**TASK BRIEF:**
Begin with the first line of the material and copy each line word for word through the line that contains "15, 17.5, 20];"; the pictures are left out.

**GIVEN MATERIAL:**

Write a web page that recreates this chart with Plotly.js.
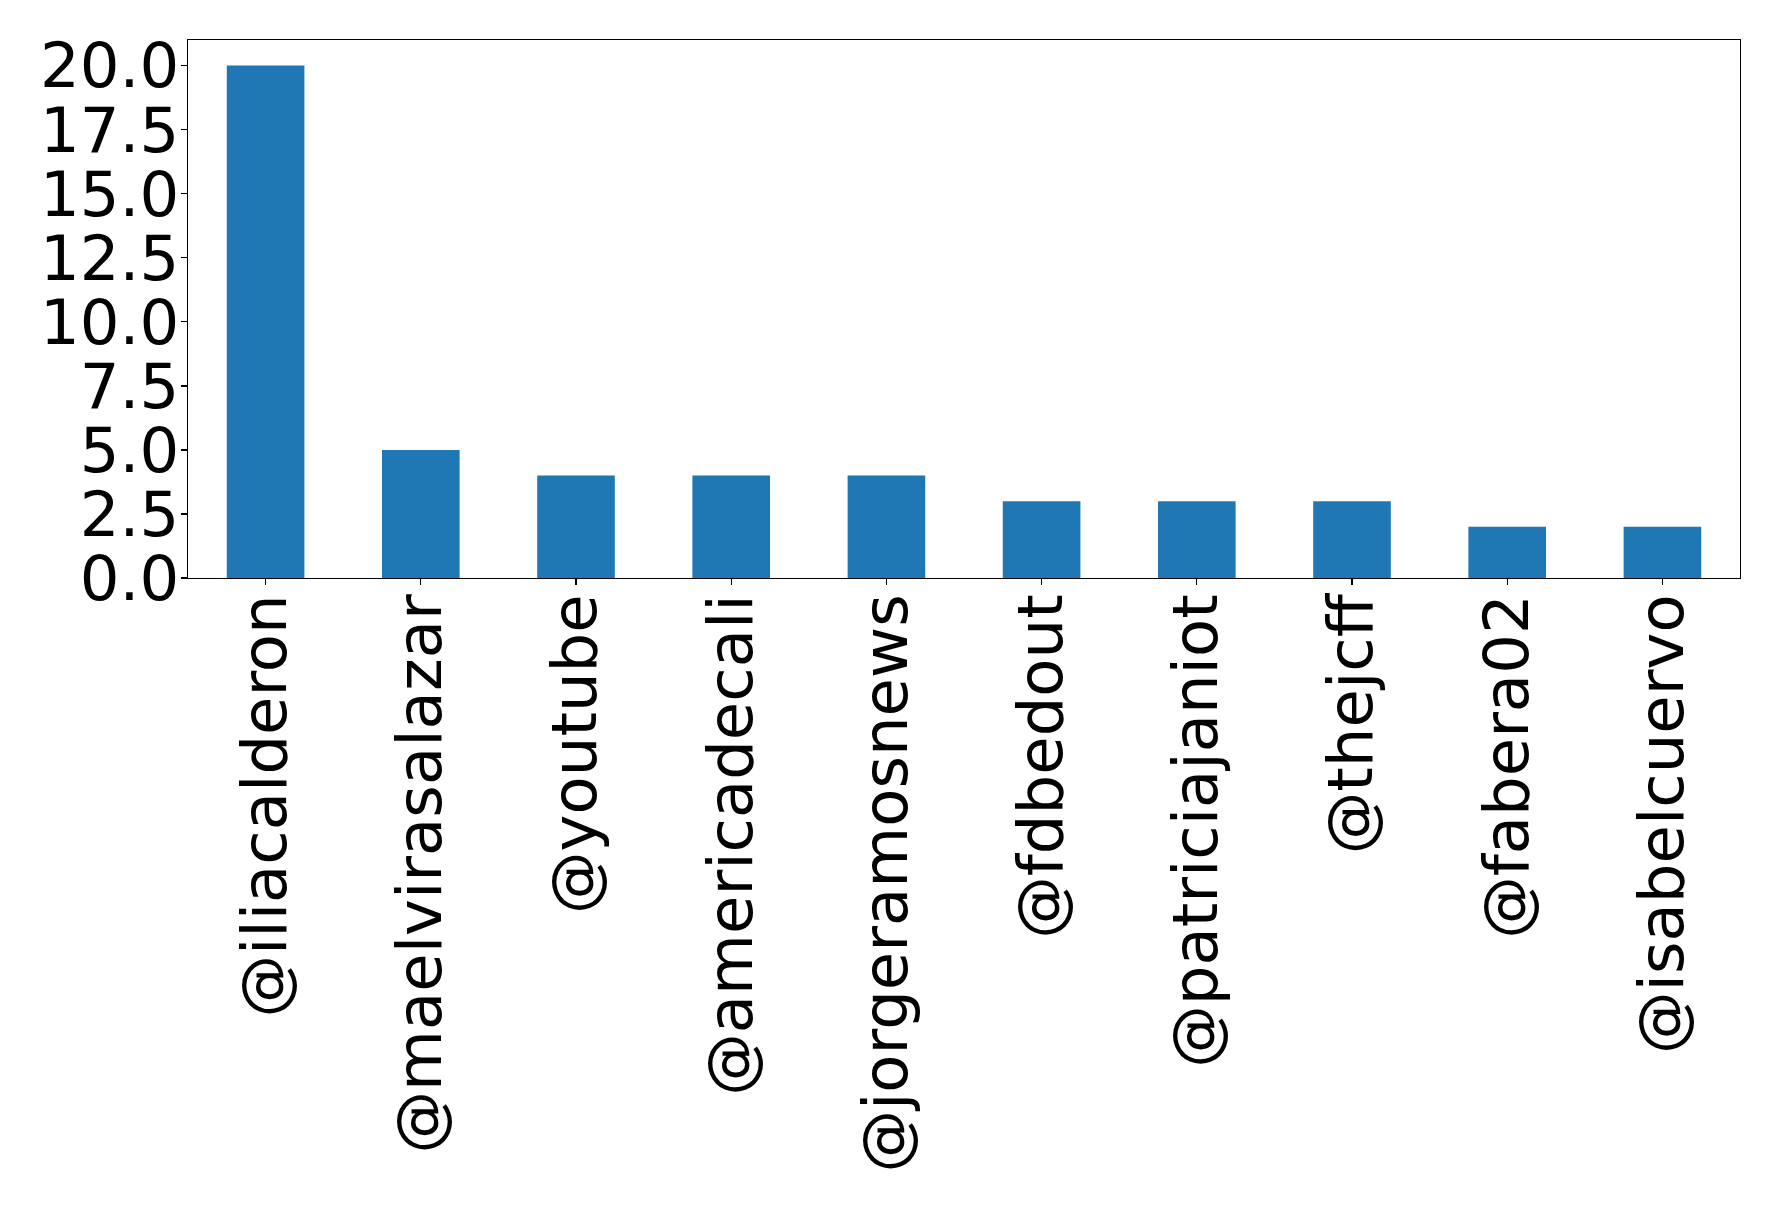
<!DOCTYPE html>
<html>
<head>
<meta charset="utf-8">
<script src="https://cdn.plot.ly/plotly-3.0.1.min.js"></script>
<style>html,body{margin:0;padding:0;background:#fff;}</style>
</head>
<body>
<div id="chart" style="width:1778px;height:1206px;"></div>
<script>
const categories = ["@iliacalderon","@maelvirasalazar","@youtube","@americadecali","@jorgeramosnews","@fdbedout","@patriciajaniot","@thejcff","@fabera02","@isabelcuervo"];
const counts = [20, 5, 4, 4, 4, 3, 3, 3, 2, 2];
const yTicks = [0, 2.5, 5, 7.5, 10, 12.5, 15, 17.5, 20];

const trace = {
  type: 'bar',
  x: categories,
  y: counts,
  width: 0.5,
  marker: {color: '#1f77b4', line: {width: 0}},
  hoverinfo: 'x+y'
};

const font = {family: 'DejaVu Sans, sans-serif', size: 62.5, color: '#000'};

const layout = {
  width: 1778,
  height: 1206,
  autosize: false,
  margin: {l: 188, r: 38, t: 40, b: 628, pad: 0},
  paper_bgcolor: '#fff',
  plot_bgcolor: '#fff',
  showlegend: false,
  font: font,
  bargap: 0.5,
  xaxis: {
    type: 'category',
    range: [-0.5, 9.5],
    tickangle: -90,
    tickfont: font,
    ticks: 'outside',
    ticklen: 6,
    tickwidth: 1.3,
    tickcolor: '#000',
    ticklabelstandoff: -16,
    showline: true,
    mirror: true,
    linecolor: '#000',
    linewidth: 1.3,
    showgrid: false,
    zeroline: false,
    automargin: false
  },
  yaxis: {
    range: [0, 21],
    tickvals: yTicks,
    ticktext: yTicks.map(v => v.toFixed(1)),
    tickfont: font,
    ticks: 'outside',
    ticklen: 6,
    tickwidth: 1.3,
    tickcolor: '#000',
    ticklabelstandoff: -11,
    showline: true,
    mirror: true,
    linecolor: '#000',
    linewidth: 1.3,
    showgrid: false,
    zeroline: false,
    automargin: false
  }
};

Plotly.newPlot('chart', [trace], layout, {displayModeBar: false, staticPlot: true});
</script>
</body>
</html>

**ANSWER TO THE EXERCISE:**
Write a web page that recreates this chart with Plotly.js.
<!DOCTYPE html>
<html>
<head>
<meta charset="utf-8">
<script src="https://cdn.plot.ly/plotly-3.0.1.min.js"></script>
<style>html,body{margin:0;padding:0;background:#fff;}</style>
</head>
<body>
<div id="chart" style="width:1778px;height:1206px;"></div>
<script>
const categories = ["@iliacalderon","@maelvirasalazar","@youtube","@americadecali","@jorgeramosnews","@fdbedout","@patriciajaniot","@thejcff","@fabera02","@isabelcuervo"];
const counts = [20, 5, 4, 4, 4, 3, 3, 3, 2, 2];
const yTicks = [0, 2.5, 5, 7.5, 10, 12.5, 15, 17.5, 20];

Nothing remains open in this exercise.